I felt Teddy’s burdens as he tried to hold it all together. I felt his stress and heartache. This was one of those books that had you laughing one minute and then had your heart being squished. This is a young adult book, but I am telling you that adults will enjoy this book just as much. I definitely recommend it to my friends and anyone else that loves historical fiction.

Is it Chance or God's hand Working "Little" Miracles in Our Lives?

Review Redux:

5.0 out of 5 stars Growing Up Fast with a Serious Dose of Faith in this story, March 1, 2012
By 
This review is from: The Priest and the Peaches (Kindle Edition)

Growing up, I rarely saw a title that appealed to me and had any connection to my Catholic faith. This novel just might fill that type of void for any Catholics from middle school on up. The reader meets the Peach family, already suffering from the lost of their mother and grandmother. Now the children become orphans after their father’s unexpected death. This particular novel follows them through the first week or so after their father’s death. While there are plenty of ‘heavy’ topics broached (e.g. how to pay the bills), Mr. Peterson has thrown in a decent share of levity.

I have to say that this book was quite enjoyable on many levels. Seeing how God’s Hand was present throughout the trials experienced by the Peach family was fantastic. I believe we often miss those little miracles in our lives, possibly just writing them off to `chance.’ But, through the conversations and strings of consciousness for the characters, you can fully appreciate just how well God will take care of us so long as we are willing to accept it.

….Taken from my full review on Day by Day in Our World

Review Reprint; "I challenge you to read this book, Dare to look inside yourself—"

4.0 out of 5 stars Very Well Written, February 13, 2012
This review is from: The Priest and the Peaches (Kindle Edition)

This book is more than a story to be read… it holds lessons on life, love and happiness that we could all stand to revisit. What I found amazing as I read the story, only covers one week in the life of the Peach children. That one week, seven measly days, just so happened to be kicked off with the untimely death of a father they came to realize they barely knew.

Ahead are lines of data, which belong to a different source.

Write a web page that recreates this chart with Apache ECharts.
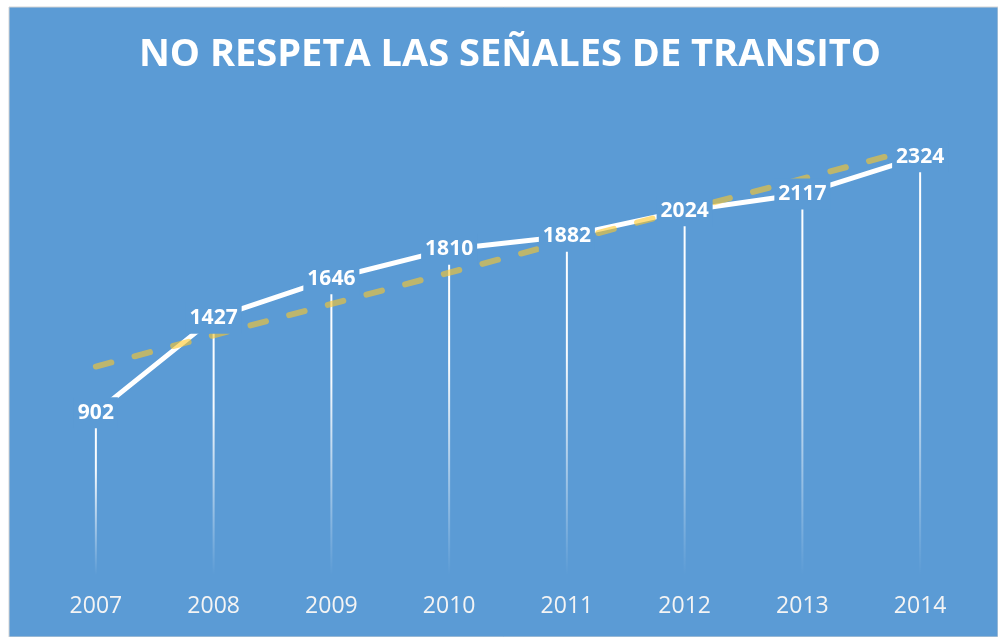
<!DOCTYPE html>
<html>
<head>
<meta charset="utf-8">
<script src="https://cdn.jsdelivr.net/npm/echarts@6/dist/echarts.min.js"></script>
<style>
  html, body { margin: 0; padding: 0; background: #fff; }
  #chart { width: 998px; height: 637px; }
</style>
</head>
<body>
<div id="chart"></div>
<script>
const years = ['2007', '2008', '2009', '2010', '2011', '2012', '2013', '2014']
const infracciones = [902, 1427, 1646, 1810, 1882, 2024, 2117, 2324]
const trendStart = 1158
const trendEnd = 2375

const blue = '#5B9BD5'
const font = 'Open Sans'

const chart = echarts.init(document.getElementById('chart'))
const option = {
  backgroundColor: '#ffffff',
  animation: false,
  graphic: [{
    type: 'rect',
    z: -10,
    shape: { x: 9, y: 7, width: 989, height: 630 },
    style: { fill: blue, stroke: '#d4d4d4', lineWidth: 1 }
  }],
  title: {
    text: 'NO RESPETA LAS SEÑALES DE TRANSITO',
    left: 505,
    textAlign: 'center',
    top: 31,
    textStyle: {
      color: '#ffffff',
      fontFamily: font,
      fontWeight: 'bold',
      fontSize: 38
    }
  },
  grid: {
    left: 37,
    right: 19,
    top: 125,
    bottom: 62
  },
  xAxis: {
    type: 'category',
    data: years,
    axisLine: { show: false },
    axisTick: { show: false },
    axisLabel: {
      color: '#f4f4f4',
      fontFamily: font,
      fontSize: 23,
      margin: 20
    }
  },
  yAxis: {
    type: 'value',
    min: 0,
    max: 2500,
    show: false,
    splitLine: { show: false }
  },
  series: [
    {
      // lineas verticales desde cada punto
      type: 'bar',
      data: infracciones,
      barWidth: 2,
      z: 1,
      itemStyle: {
        color: new echarts.graphic.LinearGradient(0, 0, 0, 1, [
          { offset: 0, color: 'rgba(255,255,255,1)' },
          { offset: 0.35, color: 'rgba(255,255,255,0.95)' },
          { offset: 1, color: 'rgba(255,255,255,0)' }
        ])
      }
    },
    {
      type: 'line',
      data: infracciones,
      z: 2,
      symbol: 'none',
      lineStyle: { color: '#ffffff', width: 5 }
    },
    {
      type: 'line',
      data: [[years[0], trendStart], [years[years.length - 1], trendEnd]],
      z: 3,
      symbol: 'none',
      lineStyle: {
        color: 'rgba(255,200,40,0.6)',
        width: 6,
        type: [16, 24],
        cap: 'round'
      }
    },
    {
      // etiquetas con fondo, por encima de todo
      type: 'line',
      data: infracciones,
      z: 4,
      symbolSize: 0,
      lineStyle: { width: 0, opacity: 0 },
      label: {
        show: true,
        position: 'inside',
        color: '#ffffff',
        fontFamily: font,
        fontWeight: 'bold',
        fontSize: 21,
        backgroundColor: blue,
        padding: [5, 4]
      }
    }
  ]
}
chart.setOption(option)
</script>
</body>
</html>
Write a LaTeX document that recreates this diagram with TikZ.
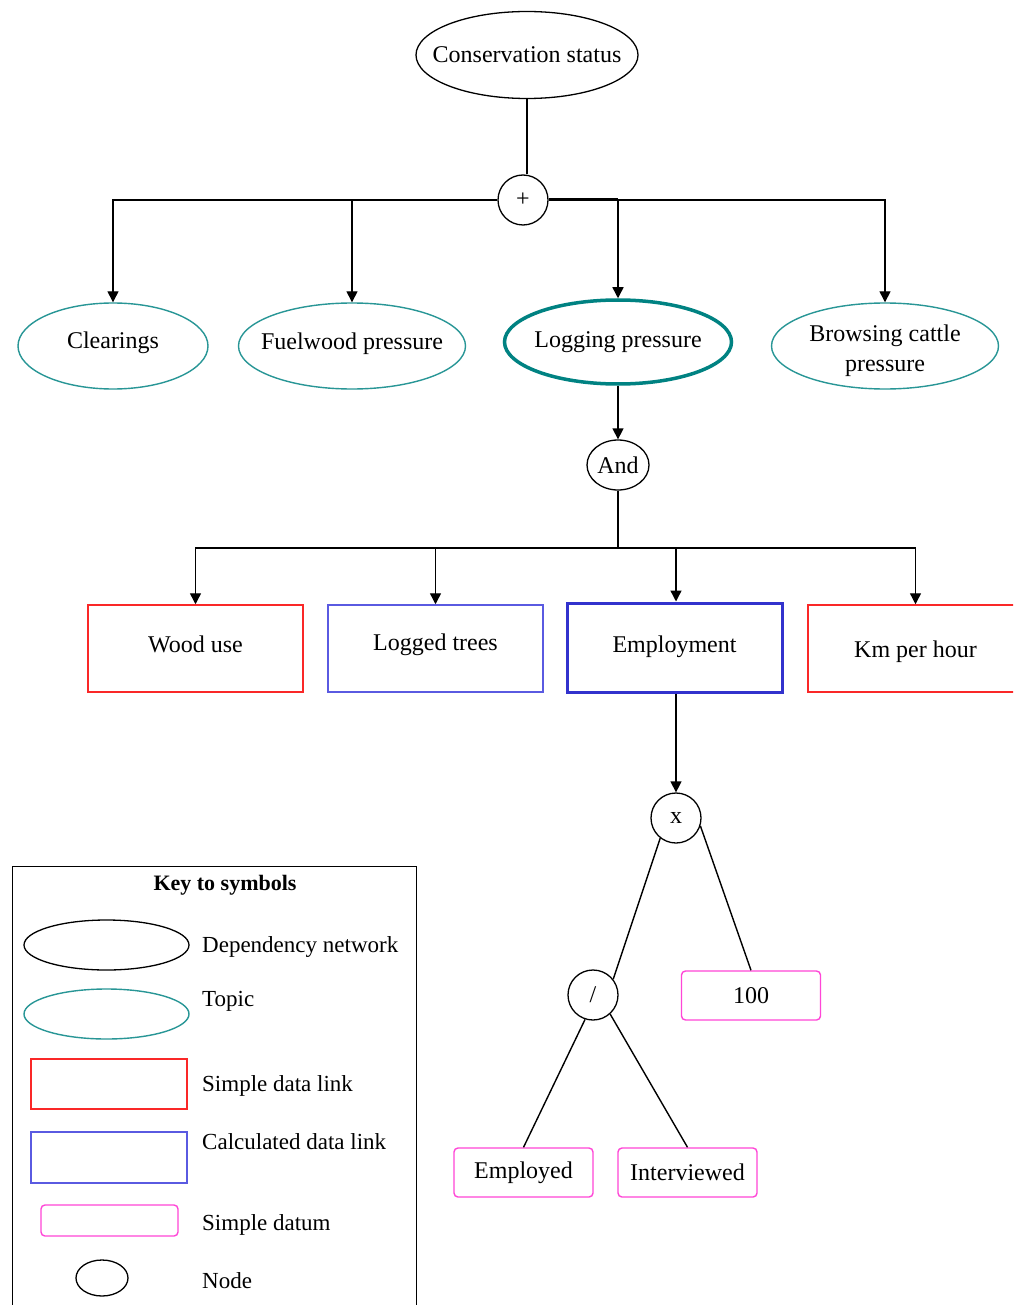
\documentclass[tikz,border=0pt]{standalone}
\usepackage{fontspec}
\setmainfont{Liberation Serif}
\usetikzlibrary{arrows.meta,shapes.geometric}

\definecolor{topicteal}{RGB}{40,150,150}
\definecolor{logteal}{RGB}{0,130,130}
\definecolor{linkred}{RGB}{250,40,40}
\definecolor{calcblue}{RGB}{90,90,225}
\definecolor{calcbluedk}{RGB}{50,50,205}
\definecolor{datumpink}{RGB}{255,70,215}

\begin{document}
\begin{tikzpicture}[x=1pt,y=-1pt,
  font=\fontsize{24}{30}\selectfont,
  dep/.style={ellipse, draw=black, line width=1.3pt, inner sep=0pt},
  topic/.style={ellipse, draw=topicteal, line width=1.4pt, inner sep=0pt},
  sdl/.style={rectangle, draw=linkred, line width=1.5pt, inner sep=0pt,
    minimum width=215pt, minimum height=87pt},
  cdl/.style={rectangle, draw=calcblue, line width=1.5pt, inner sep=0pt,
    minimum width=215pt, minimum height=87pt},
  datum/.style={rectangle, rounded corners=4pt, draw=datumpink, line width=1.4pt,
    inner sep=0pt, minimum width=139pt, minimum height=49pt},
  opnode/.style={circle, draw=black, line width=1.3pt, inner sep=0pt, minimum size=50pt},
  wire/.style={draw=black, line width=1.4pt},
  arr/.style={wire, -{Triangle[width=11pt,length=11pt]}},
  keylabel/.style={anchor=west, inner sep=0pt, font=\fontsize{23}{28}\selectfont}
]
\useasboundingbox (0,0) rectangle (1013,1305);
\fill[white] (0,0) rectangle (1013,1305);
\clip (0,0) rectangle (1013,1305);

% top of the dependency network
\node[dep, minimum width=222pt, minimum height=87pt,
  label={center:Conservation status}] (cons) at (527,55) {};
\node[opnode] (plus) at (523,200) {+};

% topics
\node[topic, minimum width=190pt, minimum height=86pt,
  label={[yshift=3pt]center:Clearings}] (clear) at (113,346) {};
\node[topic, minimum width=227pt, minimum height=86pt,
  label={[yshift=2pt]center:Fuelwood pressure}] (fuel) at (352,346) {};
\node[topic, draw=logteal, line width=3.5pt, minimum width=227pt, minimum height=84pt,
  label={center:Logging pressure}] (log) at (618,342) {};
\node[topic, minimum width=227pt, minimum height=86pt,
  label={[align=center,yshift=-5pt]center:Browsing cattle\\pressure}] (brows) at (885,346) {};

\node[ellipse, draw=black, line width=1.3pt, inner sep=0pt,
  minimum width=62pt, minimum height=50pt, label={center:And}] (and) at (618,465) {};

% data links
\node[sdl, label={[yshift=4pt]center:Wood use}] (wood) at (195.5,648.5) {};
\node[cdl, label={[yshift=4pt]center:Logged trees}] (logged) at (435.5,648.5) {};
\node[cdl, draw=calcbluedk, line width=3pt, minimum height=89pt,
  label={[yshift=1pt]center:Employment}] (emp) at (674.5,647.5) {};
\node[sdl, label={[yshift=-3pt]center:Km per hour}] (km) at (915.5,648.5) {};

% calculation of employment
\node[opnode] (times) at (676,818) {x};
\node[opnode] (div) at (593,995) {/};
\node[datum] (hundred) at (751,995.5) {100};
\node[datum] (employed) at (523.5,1172.5) {Employed};
\node[datum] (interv) at (687.5,1172.5) {Interviewed};

% connectors
\draw[wire] (cons) -- (cons |- plus.north);
\draw[line width=3pt] (plus.east) -- (plus.east -| log.north);
\draw[arr] (plus) -| (clear);
\draw[arr] (plus) -| (fuel);
\draw[arr] (plus) -| (log);
\draw[arr] (plus) -| (brows);
\draw[arr] (log) -- (and);
\coordinate (andbus) at (618,548);
\draw[wire] (and) -- (andbus);
\draw[arr] (andbus) -| (wood);
\draw[arr] (andbus) -| (logged);
\draw[arr] (andbus) -| (times |- emp.north);
\draw[arr] (andbus) -| (km);
\draw[arr] (times |- emp.south) -- (times);
\draw[wire] (times.232) -- (div.38);
\draw[wire] (times.342) -- (hundred.north);
\draw[wire] (div.252) -- (employed.north);
\draw[wire] (div.312) -- (interv.north);

% key to symbols
\node[draw=black, line width=1.3pt, minimum width=404pt, minimum height=480pt,
  anchor=north west, inner sep=0pt] (key) at (12,866) {};
\node[font=\fontsize{22}{26}\selectfont\bfseries] (keytitle) at (225,885) {Key to symbols};
\node[dep, minimum width=165pt, minimum height=50pt] (kdep) at (106.5,945) {};
\node[topic, minimum width=165pt, minimum height=50pt] (ktopic) at (106.5,1014) {};
\node[sdl, minimum width=156pt, minimum height=50pt] (ksdl) at (109,1084) {};
\node[cdl, minimum width=156pt, minimum height=51pt] (kcdl) at (109,1157.5) {};
\node[datum, minimum width=137pt, minimum height=31pt] (kdatum) at (109.5,1220.5) {};
\node[ellipse, draw=black, line width=1.3pt, inner sep=0pt,
  minimum width=52pt, minimum height=36pt] (knode) at (102,1278) {};
\node[keylabel] (ldep) at (202,947) {Dependency network};
\node[keylabel] (ltopic) at (202,1001) {Topic};
\node[keylabel] (lsdl) at (202,1086) {Simple data link};
\node[keylabel] (lcdl) at (202,1142) {Calculated data link};
\node[keylabel] (ldatum) at (202,1225) {Simple datum};
\node[keylabel] (lnode) at (202,1281) {Node};
\end{tikzpicture}
\end{document}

I like to consider myself a good Christian, but books like The Priest and the Peaches that have significant religious themes often make me uncomfortable. To be honest, I briefly thought of declining the request for a review. While the religious aspects of the story did have me squirming in my seat and uncomfortable, I am very glad I read this book. I not only learned about the emotional roller coaster the Peach children road the seven days just after their father passed, I learned a lot about myself.

I learned I need to take a deep breath and try to not let my pride get in the way, I learned that everything and I mean everything happens for a reason. Don’t get me wrong, I sort of knew these things about myself already but something about the Peach children and the other characters that populate their world has moved me in such a way that I can’t exactly explain.

I challenge you to read this book, I challenge you to not learn that something that will at least have you thinking for a second longer in the future. I dare you to look inside yourself and really think about whether you might misjudge a character in your life like Peach children were misjudged (and the people the Peach children misjudged). I challenge you to do more than acknowledge your neighbor, I challenge you to L-Y-N. Want to know exactly what I am talking about? Read the book.